__Requirements__. Using the data below, return word for word every line from the one holding "Convert this diagram to TikZ code." down to the one holding "(0,0) rectangle (571,344);". Leave pictures out.

__Record extracts__.
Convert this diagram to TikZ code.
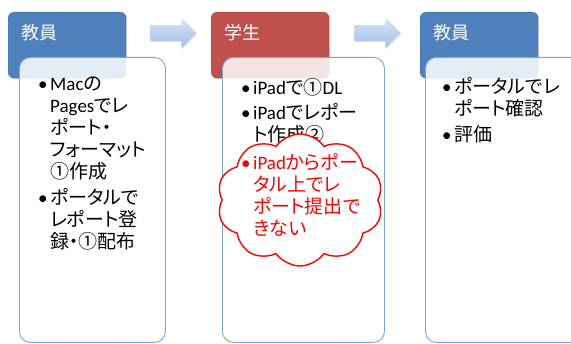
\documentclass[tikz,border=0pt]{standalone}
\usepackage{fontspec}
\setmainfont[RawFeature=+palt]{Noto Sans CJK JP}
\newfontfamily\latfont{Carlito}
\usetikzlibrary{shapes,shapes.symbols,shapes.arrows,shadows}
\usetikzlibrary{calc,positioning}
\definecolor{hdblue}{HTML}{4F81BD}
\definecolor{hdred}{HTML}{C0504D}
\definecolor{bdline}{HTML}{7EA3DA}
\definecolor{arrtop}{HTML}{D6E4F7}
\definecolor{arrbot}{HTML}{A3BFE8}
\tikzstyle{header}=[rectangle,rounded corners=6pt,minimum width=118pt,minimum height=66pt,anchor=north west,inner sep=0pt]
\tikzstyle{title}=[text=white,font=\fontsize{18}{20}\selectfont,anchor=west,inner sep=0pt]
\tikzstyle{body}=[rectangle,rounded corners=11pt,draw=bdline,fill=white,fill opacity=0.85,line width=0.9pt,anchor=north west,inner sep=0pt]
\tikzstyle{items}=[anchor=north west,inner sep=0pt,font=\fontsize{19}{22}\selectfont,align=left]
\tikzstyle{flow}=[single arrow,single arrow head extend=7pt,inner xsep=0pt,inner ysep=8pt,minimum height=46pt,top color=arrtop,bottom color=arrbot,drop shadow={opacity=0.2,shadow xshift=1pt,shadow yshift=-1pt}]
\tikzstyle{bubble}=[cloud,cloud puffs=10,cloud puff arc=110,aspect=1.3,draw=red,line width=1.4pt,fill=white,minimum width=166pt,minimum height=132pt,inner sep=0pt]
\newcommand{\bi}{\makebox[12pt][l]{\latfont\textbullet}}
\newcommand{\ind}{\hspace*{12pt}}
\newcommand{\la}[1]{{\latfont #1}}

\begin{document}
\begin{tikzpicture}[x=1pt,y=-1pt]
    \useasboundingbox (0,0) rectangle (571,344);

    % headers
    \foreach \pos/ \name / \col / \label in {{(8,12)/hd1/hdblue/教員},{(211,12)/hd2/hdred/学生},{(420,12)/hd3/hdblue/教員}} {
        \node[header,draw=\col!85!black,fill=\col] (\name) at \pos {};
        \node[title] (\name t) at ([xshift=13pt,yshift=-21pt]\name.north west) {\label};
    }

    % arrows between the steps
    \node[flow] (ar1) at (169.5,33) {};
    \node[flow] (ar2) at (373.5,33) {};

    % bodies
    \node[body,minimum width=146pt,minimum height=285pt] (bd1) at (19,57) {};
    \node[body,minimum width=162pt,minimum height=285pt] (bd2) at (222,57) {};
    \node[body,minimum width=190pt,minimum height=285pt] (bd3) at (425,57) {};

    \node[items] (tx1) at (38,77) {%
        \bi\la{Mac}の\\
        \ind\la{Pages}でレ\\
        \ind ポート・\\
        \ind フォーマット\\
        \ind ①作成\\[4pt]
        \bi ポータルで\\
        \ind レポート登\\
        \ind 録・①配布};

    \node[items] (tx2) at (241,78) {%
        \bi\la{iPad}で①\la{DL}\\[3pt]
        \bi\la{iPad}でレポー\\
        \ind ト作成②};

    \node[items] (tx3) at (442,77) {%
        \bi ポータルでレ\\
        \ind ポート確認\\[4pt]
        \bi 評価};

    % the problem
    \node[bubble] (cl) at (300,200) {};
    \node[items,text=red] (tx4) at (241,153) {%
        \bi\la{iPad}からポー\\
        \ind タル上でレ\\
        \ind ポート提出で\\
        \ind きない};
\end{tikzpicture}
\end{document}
---
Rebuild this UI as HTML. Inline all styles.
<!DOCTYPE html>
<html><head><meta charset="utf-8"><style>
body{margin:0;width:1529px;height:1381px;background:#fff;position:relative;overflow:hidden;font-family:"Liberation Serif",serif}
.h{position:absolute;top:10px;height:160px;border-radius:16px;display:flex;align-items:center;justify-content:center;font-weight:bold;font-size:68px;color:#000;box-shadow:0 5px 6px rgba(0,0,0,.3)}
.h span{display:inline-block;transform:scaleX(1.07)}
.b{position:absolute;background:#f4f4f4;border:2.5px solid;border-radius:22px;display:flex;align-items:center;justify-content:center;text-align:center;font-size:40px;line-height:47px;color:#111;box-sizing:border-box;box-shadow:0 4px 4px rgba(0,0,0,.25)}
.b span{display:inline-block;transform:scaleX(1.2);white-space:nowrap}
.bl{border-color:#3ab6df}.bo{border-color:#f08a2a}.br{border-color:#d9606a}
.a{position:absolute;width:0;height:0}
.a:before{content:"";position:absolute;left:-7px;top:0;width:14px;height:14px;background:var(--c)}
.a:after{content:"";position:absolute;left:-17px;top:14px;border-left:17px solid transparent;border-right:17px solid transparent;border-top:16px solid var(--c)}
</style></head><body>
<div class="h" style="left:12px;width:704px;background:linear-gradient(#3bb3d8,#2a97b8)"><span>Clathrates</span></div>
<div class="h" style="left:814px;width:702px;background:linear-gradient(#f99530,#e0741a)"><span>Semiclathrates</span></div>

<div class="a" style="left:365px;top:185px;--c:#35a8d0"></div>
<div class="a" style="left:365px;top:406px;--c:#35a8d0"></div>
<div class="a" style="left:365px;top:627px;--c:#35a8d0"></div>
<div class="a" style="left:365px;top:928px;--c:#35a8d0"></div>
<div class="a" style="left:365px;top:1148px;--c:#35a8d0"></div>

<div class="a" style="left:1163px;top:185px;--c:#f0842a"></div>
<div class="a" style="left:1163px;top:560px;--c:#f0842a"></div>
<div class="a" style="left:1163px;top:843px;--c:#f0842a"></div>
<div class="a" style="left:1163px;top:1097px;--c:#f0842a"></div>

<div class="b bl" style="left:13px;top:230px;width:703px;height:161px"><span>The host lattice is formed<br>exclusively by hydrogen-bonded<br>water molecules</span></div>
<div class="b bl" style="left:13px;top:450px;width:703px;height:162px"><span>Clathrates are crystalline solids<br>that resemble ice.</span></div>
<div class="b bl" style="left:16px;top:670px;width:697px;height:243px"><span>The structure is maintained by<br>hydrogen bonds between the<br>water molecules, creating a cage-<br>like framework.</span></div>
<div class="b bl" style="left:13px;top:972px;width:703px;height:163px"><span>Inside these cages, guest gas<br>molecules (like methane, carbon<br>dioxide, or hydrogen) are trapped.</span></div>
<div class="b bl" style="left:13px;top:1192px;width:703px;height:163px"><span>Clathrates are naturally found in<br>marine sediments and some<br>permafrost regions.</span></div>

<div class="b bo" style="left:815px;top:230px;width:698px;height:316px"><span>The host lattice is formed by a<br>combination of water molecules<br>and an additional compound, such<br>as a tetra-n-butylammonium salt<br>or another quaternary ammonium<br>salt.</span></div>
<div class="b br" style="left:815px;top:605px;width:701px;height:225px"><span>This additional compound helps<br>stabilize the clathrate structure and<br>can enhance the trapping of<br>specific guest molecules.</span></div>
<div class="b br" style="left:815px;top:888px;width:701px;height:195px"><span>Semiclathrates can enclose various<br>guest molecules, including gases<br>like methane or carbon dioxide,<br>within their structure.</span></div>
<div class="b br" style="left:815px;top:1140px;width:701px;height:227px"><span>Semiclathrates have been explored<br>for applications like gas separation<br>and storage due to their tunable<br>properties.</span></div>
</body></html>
...
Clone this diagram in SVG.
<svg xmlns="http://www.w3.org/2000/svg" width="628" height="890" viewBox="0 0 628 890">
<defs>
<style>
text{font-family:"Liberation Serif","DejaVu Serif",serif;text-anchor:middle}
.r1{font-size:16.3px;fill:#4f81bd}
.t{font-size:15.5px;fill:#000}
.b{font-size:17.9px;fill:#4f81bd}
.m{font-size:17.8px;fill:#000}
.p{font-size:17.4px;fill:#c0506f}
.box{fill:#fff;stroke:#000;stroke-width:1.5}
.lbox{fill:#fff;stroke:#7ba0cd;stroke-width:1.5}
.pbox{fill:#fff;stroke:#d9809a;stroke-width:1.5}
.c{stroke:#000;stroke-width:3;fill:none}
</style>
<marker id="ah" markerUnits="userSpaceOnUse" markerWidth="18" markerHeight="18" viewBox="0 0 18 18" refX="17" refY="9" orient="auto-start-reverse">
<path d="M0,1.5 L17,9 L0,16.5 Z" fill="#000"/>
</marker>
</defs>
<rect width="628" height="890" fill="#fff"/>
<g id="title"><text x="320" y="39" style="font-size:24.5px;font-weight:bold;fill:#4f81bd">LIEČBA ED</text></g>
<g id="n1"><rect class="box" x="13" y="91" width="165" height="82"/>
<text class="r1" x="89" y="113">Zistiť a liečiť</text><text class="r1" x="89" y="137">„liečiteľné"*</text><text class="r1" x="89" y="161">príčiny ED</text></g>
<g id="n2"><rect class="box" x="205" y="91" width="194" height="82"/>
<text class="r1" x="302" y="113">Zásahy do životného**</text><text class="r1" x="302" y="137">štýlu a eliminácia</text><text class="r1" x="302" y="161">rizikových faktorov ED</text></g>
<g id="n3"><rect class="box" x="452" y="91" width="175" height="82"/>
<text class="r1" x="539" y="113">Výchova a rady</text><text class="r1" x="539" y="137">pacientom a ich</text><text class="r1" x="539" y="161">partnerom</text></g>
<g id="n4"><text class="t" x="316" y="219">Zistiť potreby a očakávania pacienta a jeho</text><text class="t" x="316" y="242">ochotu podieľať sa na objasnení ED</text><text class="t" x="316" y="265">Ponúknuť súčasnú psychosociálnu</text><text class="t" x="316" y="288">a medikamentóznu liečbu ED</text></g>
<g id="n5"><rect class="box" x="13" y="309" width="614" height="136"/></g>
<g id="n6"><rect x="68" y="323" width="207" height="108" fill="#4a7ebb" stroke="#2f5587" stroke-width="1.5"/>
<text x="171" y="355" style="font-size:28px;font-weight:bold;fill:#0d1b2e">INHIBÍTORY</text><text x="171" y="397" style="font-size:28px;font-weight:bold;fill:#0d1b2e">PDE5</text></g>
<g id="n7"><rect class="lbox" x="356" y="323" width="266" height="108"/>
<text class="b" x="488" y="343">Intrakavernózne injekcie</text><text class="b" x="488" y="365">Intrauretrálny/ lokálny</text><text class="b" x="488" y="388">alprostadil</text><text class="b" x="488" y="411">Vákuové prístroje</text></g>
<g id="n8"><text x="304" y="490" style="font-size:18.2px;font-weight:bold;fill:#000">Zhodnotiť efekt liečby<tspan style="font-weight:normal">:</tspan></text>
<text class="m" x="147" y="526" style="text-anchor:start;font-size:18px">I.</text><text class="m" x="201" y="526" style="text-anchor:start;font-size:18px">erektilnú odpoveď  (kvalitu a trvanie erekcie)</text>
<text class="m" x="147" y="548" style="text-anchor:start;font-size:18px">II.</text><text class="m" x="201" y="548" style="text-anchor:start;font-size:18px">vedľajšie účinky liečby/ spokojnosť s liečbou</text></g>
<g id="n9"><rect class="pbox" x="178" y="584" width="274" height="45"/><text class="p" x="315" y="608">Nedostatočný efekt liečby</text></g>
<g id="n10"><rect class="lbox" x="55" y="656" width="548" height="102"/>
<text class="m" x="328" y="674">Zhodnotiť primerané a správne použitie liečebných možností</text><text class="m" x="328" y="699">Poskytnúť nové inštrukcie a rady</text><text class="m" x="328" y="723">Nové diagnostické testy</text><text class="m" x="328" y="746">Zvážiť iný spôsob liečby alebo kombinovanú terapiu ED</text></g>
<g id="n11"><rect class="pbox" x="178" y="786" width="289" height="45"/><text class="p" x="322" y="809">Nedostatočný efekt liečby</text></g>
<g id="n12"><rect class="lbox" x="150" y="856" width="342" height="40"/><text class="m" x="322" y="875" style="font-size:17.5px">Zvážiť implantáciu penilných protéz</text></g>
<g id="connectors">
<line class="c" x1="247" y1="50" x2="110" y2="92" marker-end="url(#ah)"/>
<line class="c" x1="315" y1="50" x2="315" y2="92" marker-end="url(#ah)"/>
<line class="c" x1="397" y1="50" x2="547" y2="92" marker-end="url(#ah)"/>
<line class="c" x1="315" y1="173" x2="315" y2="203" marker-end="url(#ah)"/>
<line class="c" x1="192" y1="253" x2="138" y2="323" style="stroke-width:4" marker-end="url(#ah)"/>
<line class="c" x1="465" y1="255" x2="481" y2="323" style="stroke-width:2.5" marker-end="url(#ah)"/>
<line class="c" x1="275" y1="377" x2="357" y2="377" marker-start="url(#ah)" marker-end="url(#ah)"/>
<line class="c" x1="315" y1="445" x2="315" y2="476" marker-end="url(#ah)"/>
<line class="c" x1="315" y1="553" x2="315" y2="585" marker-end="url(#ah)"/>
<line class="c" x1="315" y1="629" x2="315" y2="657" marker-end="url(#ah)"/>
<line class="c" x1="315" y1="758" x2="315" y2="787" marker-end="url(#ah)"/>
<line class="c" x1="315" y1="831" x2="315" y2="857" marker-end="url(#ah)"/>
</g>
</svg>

__Response to the task__.
Convert this diagram to TikZ code.
\documentclass[tikz,border=0pt]{standalone}
\usepackage{fontspec}
\setmainfont[RawFeature=+palt]{Noto Sans CJK JP}
\newfontfamily\latfont{Carlito}
\usetikzlibrary{shapes,shapes.symbols,shapes.arrows,shadows}
\usetikzlibrary{calc,positioning}
\definecolor{hdblue}{HTML}{4F81BD}
\definecolor{hdred}{HTML}{C0504D}
\definecolor{bdline}{HTML}{7EA3DA}
\definecolor{arrtop}{HTML}{D6E4F7}
\definecolor{arrbot}{HTML}{A3BFE8}
\tikzstyle{header}=[rectangle,rounded corners=6pt,minimum width=118pt,minimum height=66pt,anchor=north west,inner sep=0pt]
\tikzstyle{title}=[text=white,font=\fontsize{18}{20}\selectfont,anchor=west,inner sep=0pt]
\tikzstyle{body}=[rectangle,rounded corners=11pt,draw=bdline,fill=white,fill opacity=0.85,line width=0.9pt,anchor=north west,inner sep=0pt]
\tikzstyle{items}=[anchor=north west,inner sep=0pt,font=\fontsize{19}{22}\selectfont,align=left]
\tikzstyle{flow}=[single arrow,single arrow head extend=7pt,inner xsep=0pt,inner ysep=8pt,minimum height=46pt,top color=arrtop,bottom color=arrbot,drop shadow={opacity=0.2,shadow xshift=1pt,shadow yshift=-1pt}]
\tikzstyle{bubble}=[cloud,cloud puffs=10,cloud puff arc=110,aspect=1.3,draw=red,line width=1.4pt,fill=white,minimum width=166pt,minimum height=132pt,inner sep=0pt]
\newcommand{\bi}{\makebox[12pt][l]{\latfont\textbullet}}
\newcommand{\ind}{\hspace*{12pt}}
\newcommand{\la}[1]{{\latfont #1}}

\begin{document}
\begin{tikzpicture}[x=1pt,y=-1pt]
    \useasboundingbox (0,0) rectangle (571,344);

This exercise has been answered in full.